I requested this from NetGalley because I enjoyed Lies We Tell Ourselves and I knew that Robin Talley tends to write queer characters and f/f relationships, so I thought it might be fun, although I don’t generally enjoy creepy horror books. I don’t mind a bit of creepiness, but I usually don’t go for books where that’s the whole point, especially when it’s the kind that involves ouija boards and spirits and that kind of thing.
With that in mind, it’s probably not surprising that I didn’t enjoy this quite as much as the first book I read by Robin Talley — these are tropes that I’m a bit wary of and don’t particularly enjoy. I’m sure it’s at least partly because my family were very disapproving of that kind of stuff when I was growing up (we didn’t celebrate Hallowe’en, for a start) and that’s probably created some kind of disconnect for me.
The book manages to use these conventions in a reasonably original manner, helped by the fact that the main cast are highly intelligent, motivated people — and queer girls to boot — rather than the usual clueless types you see raising spirits in horror movies while drunk at parties or whatever. That said, they still made plenty of bad life choices, such as messing around with spirits in the first place. Especially when one of them had experienced them before and so knew for a fact that they were real. Like, dude. Don’t even mess with that. Just leave it be.
To a certain extent, there’s a curious lack of resolution in the book. While immediate events are sorted out, the overall problem of the ghosts and stuff that haunt the school, and apparently have been doing so for a fair while, doesn’t seem to have been resolved. The implication is that the same thing could easily be repeated, and it was less a case of getting to the bottom of it and removing the causes than just getting themselves out of the situation.

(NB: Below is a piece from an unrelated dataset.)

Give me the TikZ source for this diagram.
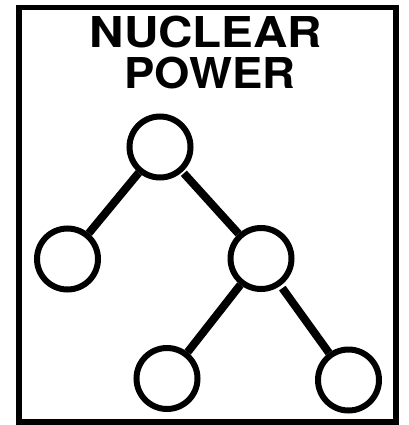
\documentclass[tikz,border=0pt]{standalone}
\usepackage{fontspec}
\setmainfont{TeX Gyre Heros}
\begin{document}
\begin{tikzpicture}[x=1pt,y=-1pt,
  frame/.style={line width=5.5pt},
  vertex/.style={circle,draw,line width=6pt,minimum size=61pt,inner sep=0pt},
  branch/.style={line width=8pt},
  title/.style={font=\fontsize{42.5}{42.5}\selectfont\bfseries,anchor=base,inner sep=0pt}]
\useasboundingbox (0,0) rectangle (408,425);
\draw[frame] (19,7.5) rectangle (396,422);
\node[title] (t1) at (206,47.5) {\scalebox{1.12}[1]{NUCLEAR}};
\node[title] (t2) at (210,88.5) {\scalebox{1.07}[1]{POWER}};
\node[vertex] (r) at (160,147) {};
\node[vertex] (a) at (67.5,259) {};
\node[vertex] (b) at (261,258.5) {};
\node[vertex] (c) at (167,378.5) {};
\node[vertex] (d) at (348.5,380) {};
\draw[branch] (r) -- (a);
\draw[branch,shorten <=2pt] (r) -- (b);
\draw[branch] (b) -- (c);
\draw[branch,shorten <=3pt] (b) -- (d);
\end{tikzpicture}
\end{document}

The writing is okay, and there were some aspects that were super relatable. Lily, for example, is disabled after an accident when she was younger, and deals with chronic pain. There’s a description of that which was very relatable for me as someone with chronic pain (though not as bad as hers, I was having a particularly bad day when I read this, so it resonated):
Lily had lived with the same pain for so long it felt like a part of her. The worst days, though, were when the pain was different. When it came faster, or harsher, or fiercer than she was used to. When it prickled instead of throbbed. When it attacked her right ankle instead of her left knee. When it woke her up at night instead of aching dully first thing in the morning. On those days, her standard-issue pain was replaced by something different and frightning, something that took over her body and left her without the slightest clue of when, or even if, it would release her. Those times, her pain wasn’t a part of her anymore. Those times, she was a part of it.
However, on the whole the stylistic elements didn’t win me over, and I wasn’t awed by the descriptive passages or whatever. I have ridiculously high standards when it comes to that kind of thing, admittedly. There’s also some humour and sarcasm that I enjoyed and read aloud to Charley, who was with me while I was reading it, so that’s always a positive.
Betwen the atheism and the lesbian thing, Lily was a terrible Catholic. Even before she’d added murder to her list of sins.
Robin Talley definitely manages to create the evocatively creepy atmosphere, while also having moments of levity. However, I have to say that on the whole, this wasn’t one that particularly clicked with me.